The effects prize went to "Harry Potter and the Deathly Hallows – Part 2," the final film in the magical franchise and the top-grossing British movie of the year.
Actor-turned-director Paddy Considine and producer Diarmid Scrimshaw took the best British debut prize for the wrenching domestic drama "Tyrannosaur."
"Kidulthood" actor Adam Deacon won the rising star prize, the only category selected by public vote.
"Senna," a portrait of the short, sensational life of race car driver Ayrton Senna, was named best documentary and also won the editing prize.
Scorsese received the BAFTA Fellowship, a lifetime achievement prize, for his "outstanding and exceptional" contribution to cinema in films including "Taxi Driver" and "Raging Bull."

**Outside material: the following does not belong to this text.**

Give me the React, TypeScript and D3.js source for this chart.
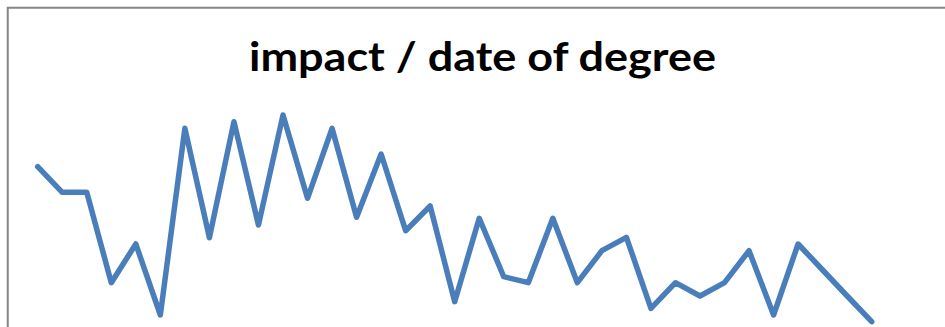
import React from "react";
import * as d3 from "d3";

// Impact value per ordered position along the "date of degree" axis
const positions: number[] = Array.from({ length: 35 }, (_, i) => i);
const impact: number[] = [
  17.33, 14.77, 14.77, 5.73, 9.6, 2.5, 21.17, 10.23, 21.83, 11.5,
  22.5, 14.17, 21.17, 12.27, 18.6, 10.93, 13.4, 3.83, 12.17, 6.33,
  5.73, 12.17, 5.73, 8.93, 10.27, 3.17, 5.73, 4.4, 5.73, 8.93,
  2.5, 9.6, 7.0, 4.4, 1.83,
];
const title = "impact / date of degree";

const W = 945;
const H = 327;

export default function App() {
  const x = d3
    .scaleLinear()
    .domain([0, positions.length - 1])
    .range([37.7, 871.7]);
  const y = d3.scaleLinear().domain([0, 25]).range([340, 90]);

  const line = d3
    .line<number>()
    .x((_, i) => x(positions[i]))
    .y((d) => y(d));

  return (
    <div style={{ position: "absolute", left: 0, top: 0 }}>
      <svg width={W} height={H} style={{ display: "block" }}>
        <rect x={0} y={0} width={W} height={H} fill="#ffffff" />
        <rect
          x={7.75}
          y={7.75}
          width={W + 40}
          height={H + 40}
          fill="#ffffff"
          stroke="#868686"
          strokeWidth={2}
        />
        <text
          x={482.5}
          y={71}
          textAnchor="middle"
          fontFamily="Lato, 'Open Sans', sans-serif"
          fontWeight="bold"
          fontSize={41}
          fill="#000000"
          textLength={467}
          lengthAdjust="spacingAndGlyphs"
        >
          {title}
        </text>
        <path
          d={line(impact) ?? ""}
          fill="none"
          stroke="#4a7ebb"
          strokeWidth={5.5}
          strokeLinejoin="round"
          strokeLinecap="round"
        />
      </svg>
    </div>
  );
}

Veteran British actor John Hurt was given an honor for outstanding British contribution to cinema for a career that includes memorable roles in "Elephant Man," "The Naked Civil Servant" and "Alien."
Hurt said his advice to young people would be the same as Noel Coward gave to him when he was an aspiring actor: "Press on."
"Press on, and don't let anybody get in the way of your instincts," Hurt said.
In recent years, the British awards have helped underdog films gain momentum for Hollywood success.
In 2010, Danny Boyle's "Slumdog Millionaire" won seven BAFTAs, including best film; it went on to take eight Oscars. Last year "The King's Speech" won seven BAFTAs and four Oscars, including best picture.